» **Objective**: Give the material once more, word for word, without any images.

-- begin --

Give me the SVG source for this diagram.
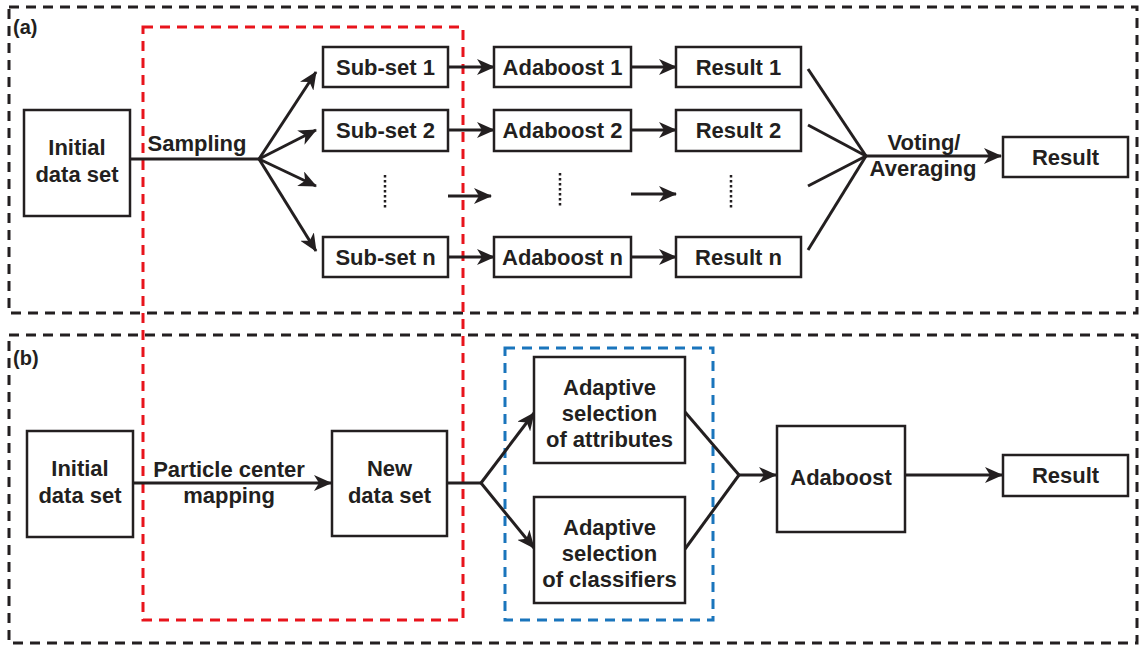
<svg xmlns="http://www.w3.org/2000/svg" width="1139" height="650" viewBox="0 0 1139 650">
<style>
.box{fill:#fff;stroke:#231f20;stroke-width:2.5}
.t{font-family:"Liberation Sans",Arial,sans-serif;font-weight:bold;font-size:22px;fill:#231f20;text-anchor:middle}
.lab{font-family:"Liberation Sans",Arial,sans-serif;font-weight:bold;font-size:20px;fill:#231f20}
.ln{fill:none;stroke:#231f20;stroke-width:3}
.arr{fill:none;stroke:#231f20;stroke-width:3;marker-end:url(#ah)}
.dk{fill:none;stroke:#231f20;stroke-width:3;stroke-dasharray:10,7}
.dots{fill:none;stroke:#231f20;stroke-width:2.5;stroke-dasharray:2.5,2.5}
</style>
<defs>
<marker id="ah" viewBox="0 0 18 16" refX="17" refY="8" markerWidth="18" markerHeight="16" markerUnits="userSpaceOnUse" orient="auto">
<path d="M0,0 L18,8 L0,16 L5,8 Z" fill="#231f20"/>
</marker>
</defs>
<rect width="1139" height="650" fill="#fff"/>
<g id="frames">
<rect class="dk" x="9" y="7" width="1128" height="306"/>
<rect class="dk" x="9" y="335" width="1128" height="308"/>
<rect x="143" y="27" width="320" height="593" fill="none" stroke="#e8141c" stroke-width="3" stroke-dasharray="10,7"/>
<rect x="505" y="348" width="208" height="272" fill="none" stroke="#1a75bc" stroke-width="3" stroke-dasharray="10,7"/>
<text class="lab" x="13" y="34">(a)</text>
<text class="lab" x="13" y="365">(b)</text>
</g>
<g id="connectors">
<polyline class="ln" points="130,159 259,159"/>
<line class="arr" x1="259" y1="159" x2="316" y2="72"/>
<line class="arr" x1="259" y1="159" x2="316" y2="130"/>
<line class="arr" x1="259" y1="159" x2="316" y2="186"/>
<line class="arr" x1="259" y1="159" x2="316" y2="251"/>
<line class="arr" x1="448" y1="67" x2="494" y2="67"/>
<line class="arr" x1="448" y1="130" x2="494" y2="130"/>
<line class="arr" x1="448" y1="196" x2="491" y2="196"/>
<line class="arr" x1="448" y1="257" x2="494" y2="257"/>
<line class="arr" x1="631" y1="67" x2="676" y2="67"/>
<line class="arr" x1="631" y1="130" x2="676" y2="130"/>
<line class="arr" x1="631" y1="194" x2="676" y2="194"/>
<line class="arr" x1="631" y1="257" x2="676" y2="257"/>
<line class="ln" x1="808" y1="69" x2="866" y2="156"/>
<line class="ln" x1="808" y1="125" x2="866" y2="156"/>
<line class="ln" x1="808" y1="186" x2="866" y2="156"/>
<line class="ln" x1="808" y1="250" x2="866" y2="156"/>
<line class="arr" x1="866" y1="156" x2="1001" y2="156"/>
<line class="dots" x1="385" y1="175" x2="385" y2="209"/>
<line class="dots" x1="560" y1="173" x2="560" y2="207"/>
<line class="dots" x1="731" y1="175" x2="731" y2="209"/>
<line class="arr" x1="133" y1="483" x2="331" y2="483"/>
<polyline class="ln" points="447,483 481,483"/>
<line class="arr" x1="481" y1="483" x2="534" y2="413"/>
<line class="arr" x1="481" y1="483" x2="534" y2="548"/>
<line class="ln" x1="685" y1="412" x2="739" y2="475"/>
<line class="ln" x1="685" y1="549" x2="739" y2="475"/>
<line class="arr" x1="739" y1="475" x2="776" y2="475"/>
<line class="arr" x1="905" y1="475" x2="1002" y2="475"/>
<text class="t" x="197" y="151">Sampling</text>
<text class="t" x="924" y="150">Voting/</text>
<text class="t" x="923" y="176">Averaging</text>
<text class="t" x="229" y="477">Particle center</text>
<text class="t" x="229" y="503">mapping</text>
</g>
<g id="a-initial"><rect class="box" x="24" y="110" width="106" height="106"/><text class="t" x="77" y="155">Initial</text><text class="t" x="77" y="182">data set</text></g>
<g id="subset1"><rect class="box" x="323" y="47" width="125" height="40"/><text class="t" x="385.5" y="75">Sub-set 1</text></g>
<g id="subset2"><rect class="box" x="323" y="110" width="125" height="41"/><text class="t" x="385.5" y="138">Sub-set 2</text></g>
<g id="subsetn"><rect class="box" x="323" y="237" width="125" height="40"/><text class="t" x="385.5" y="265">Sub-set n</text></g>
<g id="ada1"><rect class="box" x="494" y="47" width="137" height="40"/><text class="t" x="562.5" y="75">Adaboost 1</text></g>
<g id="ada2"><rect class="box" x="494" y="110" width="137" height="41"/><text class="t" x="562.5" y="138">Adaboost 2</text></g>
<g id="adan"><rect class="box" x="494" y="237" width="137" height="40"/><text class="t" x="562.5" y="265">Adaboost n</text></g>
<g id="res1"><rect class="box" x="676" y="47" width="125" height="40"/><text class="t" x="738.5" y="75">Result 1</text></g>
<g id="res2"><rect class="box" x="676" y="110" width="125" height="41"/><text class="t" x="738.5" y="138">Result 2</text></g>
<g id="resn"><rect class="box" x="676" y="237" width="125" height="40"/><text class="t" x="738.5" y="265">Result n</text></g>
<g id="a-result"><rect class="box" x="1003" y="137" width="125" height="40"/><text class="t" x="1065.5" y="165">Result</text></g>
<g id="b-initial"><rect class="box" x="27" y="431" width="106" height="106"/><text class="t" x="80" y="476">Initial</text><text class="t" x="80" y="503">data set</text></g>
<g id="newdata"><rect class="box" x="332" y="431" width="115" height="105"/><text class="t" x="389.5" y="476">New</text><text class="t" x="389.5" y="503">data set</text></g>
<g id="attr"><rect class="box" x="534" y="357" width="151" height="106"/><text class="t" x="609.5" y="395">Adaptive</text><text class="t" x="609.5" y="421">selection</text><text class="t" x="609.5" y="447">of attributes</text></g>
<g id="clf"><rect class="box" x="534" y="497" width="151" height="106"/><text class="t" x="609.5" y="535">Adaptive</text><text class="t" x="609.5" y="561">selection</text><text class="t" x="609.5" y="587">of classifiers</text></g>
<g id="adaboost"><rect class="box" x="777" y="426" width="128" height="106"/><text class="t" x="841" y="485">Adaboost</text></g>
<g id="b-result"><rect class="box" x="1003" y="455" width="125" height="41"/><text class="t" x="1065.5" y="483">Result</text></g>
</svg>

-- end --

» **Worked solution**:
Give me the SVG source for this diagram.
<svg xmlns="http://www.w3.org/2000/svg" width="1139" height="650" viewBox="0 0 1139 650">
<style>
.box{fill:#fff;stroke:#231f20;stroke-width:2.5}
.t{font-family:"Liberation Sans",Arial,sans-serif;font-weight:bold;font-size:22px;fill:#231f20;text-anchor:middle}
.lab{font-family:"Liberation Sans",Arial,sans-serif;font-weight:bold;font-size:20px;fill:#231f20}
.ln{fill:none;stroke:#231f20;stroke-width:3}
.arr{fill:none;stroke:#231f20;stroke-width:3;marker-end:url(#ah)}
.dk{fill:none;stroke:#231f20;stroke-width:3;stroke-dasharray:10,7}
.dots{fill:none;stroke:#231f20;stroke-width:2.5;stroke-dasharray:2.5,2.5}
</style>
<defs>
<marker id="ah" viewBox="0 0 18 16" refX="17" refY="8" markerWidth="18" markerHeight="16" markerUnits="userSpaceOnUse" orient="auto">
<path d="M0,0 L18,8 L0,16 L5,8 Z" fill="#231f20"/>
</marker>
</defs>
<rect width="1139" height="650" fill="#fff"/>
<g id="frames">
<rect class="dk" x="9" y="7" width="1128" height="306"/>
<rect class="dk" x="9" y="335" width="1128" height="308"/>
<rect x="143" y="27" width="320" height="593" fill="none" stroke="#e8141c" stroke-width="3" stroke-dasharray="10,7"/>
<rect x="505" y="348" width="208" height="272" fill="none" stroke="#1a75bc" stroke-width="3" stroke-dasharray="10,7"/>
<text class="lab" x="13" y="34">(a)</text>
<text class="lab" x="13" y="365">(b)</text>
</g>
<g id="connectors">
<polyline class="ln" points="130,159 259,159"/>
<line class="arr" x1="259" y1="159" x2="316" y2="72"/>
<line class="arr" x1="259" y1="159" x2="316" y2="130"/>
<line class="arr" x1="259" y1="159" x2="316" y2="186"/>
<line class="arr" x1="259" y1="159" x2="316" y2="251"/>
<line class="arr" x1="448" y1="67" x2="494" y2="67"/>
<line class="arr" x1="448" y1="130" x2="494" y2="130"/>
<line class="arr" x1="448" y1="196" x2="491" y2="196"/>
<line class="arr" x1="448" y1="257" x2="494" y2="257"/>
<line class="arr" x1="631" y1="67" x2="676" y2="67"/>
<line class="arr" x1="631" y1="130" x2="676" y2="130"/>
<line class="arr" x1="631" y1="194" x2="676" y2="194"/>
<line class="arr" x1="631" y1="257" x2="676" y2="257"/>
<line class="ln" x1="808" y1="69" x2="866" y2="156"/>
<line class="ln" x1="808" y1="125" x2="866" y2="156"/>
<line class="ln" x1="808" y1="186" x2="866" y2="156"/>
<line class="ln" x1="808" y1="250" x2="866" y2="156"/>
<line class="arr" x1="866" y1="156" x2="1001" y2="156"/>
<line class="dots" x1="385" y1="175" x2="385" y2="209"/>
<line class="dots" x1="560" y1="173" x2="560" y2="207"/>
<line class="dots" x1="731" y1="175" x2="731" y2="209"/>
<line class="arr" x1="133" y1="483" x2="331" y2="483"/>
<polyline class="ln" points="447,483 481,483"/>
<line class="arr" x1="481" y1="483" x2="534" y2="413"/>
<line class="arr" x1="481" y1="483" x2="534" y2="548"/>
<line class="ln" x1="685" y1="412" x2="739" y2="475"/>
<line class="ln" x1="685" y1="549" x2="739" y2="475"/>
<line class="arr" x1="739" y1="475" x2="776" y2="475"/>
<line class="arr" x1="905" y1="475" x2="1002" y2="475"/>
<text class="t" x="197" y="151">Sampling</text>
<text class="t" x="924" y="150">Voting/</text>
<text class="t" x="923" y="176">Averaging</text>
<text class="t" x="229" y="477">Particle center</text>
<text class="t" x="229" y="503">mapping</text>
</g>
<g id="a-initial"><rect class="box" x="24" y="110" width="106" height="106"/><text class="t" x="77" y="155">Initial</text><text class="t" x="77" y="182">data set</text></g>
<g id="subset1"><rect class="box" x="323" y="47" width="125" height="40"/><text class="t" x="385.5" y="75">Sub-set 1</text></g>
<g id="subset2"><rect class="box" x="323" y="110" width="125" height="41"/><text class="t" x="385.5" y="138">Sub-set 2</text></g>
<g id="subsetn"><rect class="box" x="323" y="237" width="125" height="40"/><text class="t" x="385.5" y="265">Sub-set n</text></g>
<g id="ada1"><rect class="box" x="494" y="47" width="137" height="40"/><text class="t" x="562.5" y="75">Adaboost 1</text></g>
<g id="ada2"><rect class="box" x="494" y="110" width="137" height="41"/><text class="t" x="562.5" y="138">Adaboost 2</text></g>
<g id="adan"><rect class="box" x="494" y="237" width="137" height="40"/><text class="t" x="562.5" y="265">Adaboost n</text></g>
<g id="res1"><rect class="box" x="676" y="47" width="125" height="40"/><text class="t" x="738.5" y="75">Result 1</text></g>
<g id="res2"><rect class="box" x="676" y="110" width="125" height="41"/><text class="t" x="738.5" y="138">Result 2</text></g>
<g id="resn"><rect class="box" x="676" y="237" width="125" height="40"/><text class="t" x="738.5" y="265">Result n</text></g>
<g id="a-result"><rect class="box" x="1003" y="137" width="125" height="40"/><text class="t" x="1065.5" y="165">Result</text></g>
<g id="b-initial"><rect class="box" x="27" y="431" width="106" height="106"/><text class="t" x="80" y="476">Initial</text><text class="t" x="80" y="503">data set</text></g>
<g id="newdata"><rect class="box" x="332" y="431" width="115" height="105"/><text class="t" x="389.5" y="476">New</text><text class="t" x="389.5" y="503">data set</text></g>
<g id="attr"><rect class="box" x="534" y="357" width="151" height="106"/><text class="t" x="609.5" y="395">Adaptive</text><text class="t" x="609.5" y="421">selection</text><text class="t" x="609.5" y="447">of attributes</text></g>
<g id="clf"><rect class="box" x="534" y="497" width="151" height="106"/><text class="t" x="609.5" y="535">Adaptive</text><text class="t" x="609.5" y="561">selection</text><text class="t" x="609.5" y="587">of classifiers</text></g>
<g id="adaboost"><rect class="box" x="777" y="426" width="128" height="106"/><text class="t" x="841" y="485">Adaboost</text></g>
<g id="b-result"><rect class="box" x="1003" y="455" width="125" height="41"/><text class="t" x="1065.5" y="483">Result</text></g>
</svg>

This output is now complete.